In 2010, a list of goals were set by the Chongming district government, including limits on construction, the protection of arable land and an increase in forestation.

It also set social and economic targets, such as the implementation of clean-energy transportation, consolidation of the population into compact settlements, and development of the island’s green industries, such as organic farming and low-carbon manufacturing.

How successful is this project?

Statistics show that unbridled urbanization, which is common in China, has been reversed in Chongming. For instance, by 2016 the forest coverage on Chongming was 23%, twice the average of Shanghai.

A series of ecological tourism projects have been built, such as the Dongtan Wetland Park, and tourism revenue quadrupled from 2008 to 2016, rising from 270 million yuan (US$41.7 million) to 1.09 billion yuan.

In what areas could the project be improved?

Our research revealed some concerns. For example, the targets set in the eco-island plan also serve as key evaluation criteria for officials’ job performance. So they encourage the adoption of short-term measures that are not necessarily the best long-term solutions.

For example, to increase the amount of forest cover, extensive land has been turned into forest, but plantations of a single fast-growing tree species have been introduced that do not encourage or support local biodiversity.

Also, the aesthetics of the landscape are sometimes prioritized over the needs of local ecology and biodiversity: cement is often used, and uniformly landscaped riverbanks for river regulation are common. These are an attempt to improve the water quality in rivers but don’t support local wetland plants and aquatic species.

There is also the question of transport. Chongming is an attractive rural retreat for Shanghai residents and on weekends and during national holidays, the Shanghai Yangtze River Tunnel-Bridge, which directly connects the east of Chongming Island to central Shanghai, is often terribly congested.

Public transport needs to improve. Once you arrive on the island, there are electric buses and many tourists use bicycles, but cars are still more convenient when making the journey from Shanghai.

Chongming must find a balance between its economic and ecological interests. The region needs the money that comes from tourism. But to be truly sustainable it needs to become both self-reliant and environmentally secure.

In general, what needs to be done to achieve sustainable urban development?

Well-intentioned ecological initiatives can, in fact, have destructive effects if the locality is not completely understood. For example, in Chongming, government officials adopted a strategy called ‘one town, one tree species and one flower’, which meant that each local town needed to plant a different tree species and flower species in their respective jurisdiction.

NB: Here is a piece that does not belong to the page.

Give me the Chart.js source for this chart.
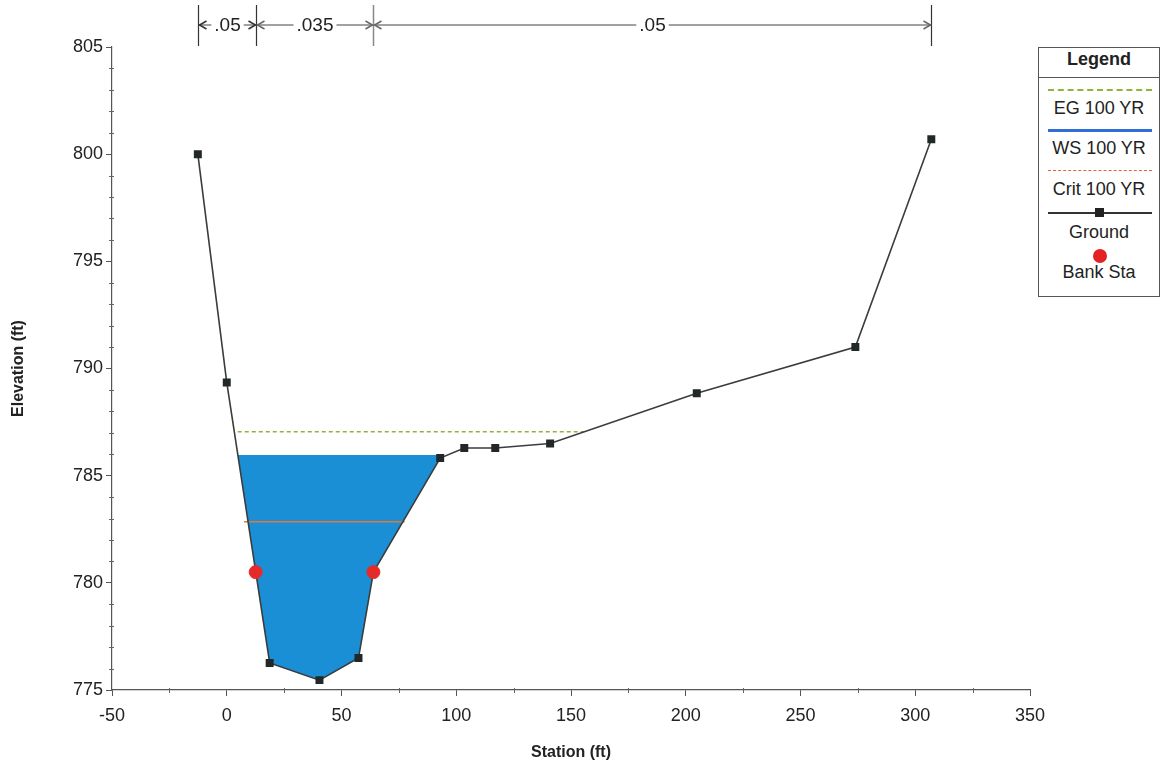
<!DOCTYPE html>
<html>
<head>
<meta charset="utf-8">
<script src="https://cdn.jsdelivr.net/npm/chart.js@4"></script>
<style>
  body { margin: 0; background: #fff; font-family: "Liberation Sans", Arial, sans-serif; }
  #wrap { position: relative; width: 1163px; height: 769px; }
  #chart { position: absolute; left: 0; top: 0; }
  #legend { position: absolute; left: 1038px; top: 47px; width: 120px; height: 248px;
            border: 1px solid #555; background: #fff; color: #222; font-size: 18px; }
  #legend .item { position: absolute; left: 0; width: 120px; text-align: center; }
  #legend .ttl { font-weight: bold; top: 1px; }
  #legend .sep { position: absolute; left: 0; width: 120px; top: 29px; border-top: 1px solid #555; }
  .sample { position: absolute; left: 9px; width: 104px; }
</style>
</head>
<body>
<div id="wrap">
  <canvas id="chart" width="1163" height="769"></canvas>
  <div id="legend">
    <div class="item ttl">Legend</div>
    <div class="sep"></div>
    <div class="sample" style="top:41px;border-top:2px dashed #8fb43a;"></div>
    <div class="item" style="top:50px">EG 100 YR</div>
    <div class="sample" style="top:81px;border-top:3px solid #2f6fd6;"></div>
    <div class="item" style="top:90px">WS 100 YR</div>
    <div class="sample" style="top:122px;border-top:1px dashed #e8603a;"></div>
    <div class="item" style="top:131px">Crit 100 YR</div>
    <div class="sample" style="top:164px;border-top:2px solid #333;"></div>
    <div style="position:absolute;left:56px;top:160px;width:9px;height:9px;background:#222;"></div>
    <div class="item" style="top:174px">Ground</div>
    <div style="position:absolute;left:54px;top:201px;width:14px;height:14px;border-radius:7px;background:#e52222;"></div>
    <div class="item" style="top:214px">Bank Sta</div>
  </div>
</div>
<script>
// ground profile (station ft, elevation ft)
var groundSta  = [-12.6, 0, 18.7, 40.4, 57.4, 63.9, 93, 103.5, 117, 140.9, 204.8, 273.9, 307];
var groundElev = [800, 789.35, 776.26, 775.46, 776.49, 780.5, 785.82, 786.29, 786.29, 786.5, 788.85, 791.0, 800.7];

var bankSta  = [12.6, 63.9];
var bankElev = [780.5, 780.5];

var wsElev = 785.96;
var wsLeft = 4.8, wsRight = 94;

var egElev = 787.05;
var egLeft = 4.8, egRight = 155.5;

var critElev = 782.85;
var critLeft = 7.5, critRight = 77.5;

// manning's n breaks along the top
var nBreaks = [-12.6, 12.6, 63.9, 307];
var nValues = ['.05', '.035', '.05'];

var xTicks = [-50, 0, 50, 100, 150, 200, 250, 300, 350];
var yTicks = [775, 780, 785, 790, 795, 800, 805];

function pts(xs, ys) {
    return xs.map(function(x, i) { return {x: x, y: ys[i]}; });
}

var groundPts = pts(groundSta, groundElev);

var waterPts = [{x: wsLeft, y: wsElev}];
groundPts.forEach(function(p) {
    if (p.x > wsLeft && p.x < wsRight) waterPts.push(p);
});
waterPts.push({x: wsRight, y: wsElev});

var topAnnotation = {
    id: 'topAnnotation',
    afterDraw: function(chart) {
        var ctx = chart.ctx;
        var xs = chart.scales.x;
        var px = nBreaks.map(function(s) { return Math.round(xs.getPixelForValue(s)) + 0.5; });
        var yLine = 25;
        ctx.save();
        ctx.lineWidth = 1;
        ctx.strokeStyle = '#444';
        ctx.beginPath();
        ctx.moveTo(px[0], yLine);
        ctx.lineTo(px[px.length - 1], yLine);
        ctx.stroke();
        px.forEach(function(p, i) {
            ctx.strokeStyle = (i == 2) ? '#888' : '#333';
            ctx.lineWidth = (i == 2) ? 1.5 : 1.2;
            ctx.beginPath();
            ctx.moveTo(p, 5);
            ctx.lineTo(p, 46);
            ctx.stroke();
        });
        ctx.font = '19px "Liberation Sans", Arial, sans-serif';
        ctx.textAlign = 'center';
        ctx.textBaseline = 'middle';
        for (var i = 0; i < nValues.length; i++) {
            var a = px[i], b = px[i + 1];
            ctx.strokeStyle = (i == 0) ? '#333' : '#666';
            ctx.lineWidth = 1.5;
            // arrowheads pointing out to the breaks
            ctx.beginPath();
            ctx.moveTo(a + 8, yLine - 4); ctx.lineTo(a + 1, yLine); ctx.lineTo(a + 8, yLine + 4);
            ctx.moveTo(b - 8, yLine - 4); ctx.lineTo(b - 1, yLine); ctx.lineTo(b - 8, yLine + 4);
            ctx.stroke();
            var cx = (a + b) / 2;
            var w = ctx.measureText(nValues[i]).width;
            ctx.fillStyle = '#fff';
            ctx.fillRect(cx - w / 2 - 3, yLine - 9, w + 6, 18);
            ctx.fillStyle = '#222';
            ctx.fillText(nValues[i], cx, yLine + 1);
        }
        ctx.restore();
    }
};

var minorTicks = {
    id: 'minorTicks',
    afterDraw: function(chart) {
        var ctx = chart.ctx;
        var xs = chart.scales.x, ys = chart.scales.y;
        var area = chart.chartArea;
        ctx.save();
        ctx.strokeStyle = '#666';
        ctx.lineWidth = 1;
        ctx.beginPath();
        for (var v = 776; v < 805; v++) {
            if (v % 5 == 0) continue;
            var y = Math.round(ys.getPixelForValue(v)) + 0.5;
            ctx.moveTo(area.left - 3, y);
            ctx.lineTo(area.left + 2, y);
        }
        for (var s = -25; s < 350; s += 50) {
            var x = Math.round(xs.getPixelForValue(s)) + 0.5;
            ctx.moveTo(x, area.bottom - 2);
            ctx.lineTo(x, area.bottom + 3);
        }
        ctx.stroke();
        ctx.restore();
    }
};

var tickFont = {family: '"Liberation Sans", Arial, sans-serif', size: 18};
var titleFont = {family: '"Liberation Sans", Arial, sans-serif', size: 16, weight: 'bold'};

new Chart(document.getElementById('chart').getContext('2d'), {
    type: 'scatter',
    data: {
        datasets: [
            {
                label: 'WS 100 YR',
                data: waterPts,
                showLine: true,
                borderWidth: 0,
                borderColor: 'rgba(0,0,0,0)',
                backgroundColor: '#1b8fd6',
                pointRadius: 0,
                fill: {value: wsElev},
                order: 5
            },
            {
                label: 'EG 100 YR',
                data: [{x: egLeft, y: egElev}, {x: egRight, y: egElev}],
                showLine: true,
                borderColor: '#8fb43a',
                borderWidth: 1.5,
                borderDash: [4, 3],
                pointRadius: 0,
                order: 4
            },
            {
                label: 'Crit 100 YR',
                data: [{x: critLeft, y: critElev}, {x: critRight, y: critElev}],
                showLine: true,
                borderColor: '#e0773c',
                borderWidth: 1.5,
                pointRadius: 0,
                order: 3
            },
            {
                label: 'Ground',
                data: groundPts,
                showLine: true,
                borderColor: '#3a3d3d',
                borderWidth: 1.6,
                pointStyle: 'rect',
                pointRadius: function(c) {
                    return bankSta.indexOf(groundSta[c.dataIndex]) >= 0 ? 0 : 4.5;
                },
                pointBackgroundColor: '#222828',
                pointBorderColor: '#222828',
                order: 2
            },
            {
                label: 'Bank Sta',
                data: pts(bankSta, bankElev),
                pointRadius: 6.5,
                pointBackgroundColor: '#e62a2a',
                pointBorderColor: '#e62a2a',
                order: 1
            }
        ]
    },
    options: {
        responsive: false,
        animation: false,
        layout: {padding: {top: 47, right: 133, left: 0, bottom: 0}},
        plugins: {legend: {display: false}, tooltip: {enabled: false}},
        scales: {
            x: {
                type: 'linear',
                min: -50, max: 350,
                afterBuildTicks: function(s) { s.ticks = xTicks.map(function(v) { return {value: v}; }); },
                afterFit: function(s) { s.height = 79; },
                grid: {drawOnChartArea: false, color: '#555', tickLength: 6, tickColor: '#555'},
                border: {color: '#555', width: 1.2},
                ticks: {color: '#222', font: tickFont, padding: 9, maxRotation: 0},
                title: {display: true, text: 'Station (ft)', color: '#222', font: titleFont, padding: {top: 4, bottom: 7}}
            },
            y: {
                type: 'linear',
                min: 775, max: 805,
                afterBuildTicks: function(s) { s.ticks = yTicks.map(function(v) { return {value: v}; }); },
                afterFit: function(s) { s.width = 112; },
                grid: {drawOnChartArea: false, color: '#555', tickLength: 6, tickColor: '#555'},
                border: {color: '#555', width: 1.2},
                ticks: {color: '#222', font: tickFont, padding: 3},
                title: {display: true, text: 'Elevation (ft)', color: '#222', font: titleFont, padding: {top: 9, bottom: 4}}
            }
        }
    },
    plugins: [topAnnotation, minorTicks]
});
</script>
</body>
</html>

The selection of plants was chosen at random from a list produced by the Chongming district government. Consequently, more than 20 species of trees were planted separately in each town, including imported varieties such as northern red oak (Quercus rubra) and red maple (Acer rubrum).

But this plan poses risks for biodiversity because new plants can destroy the natural connectivity between local species.

So it is crucial to foster connections between historians, ecologists, engineers, planners, policymakers and local communities when planning and building ecological development.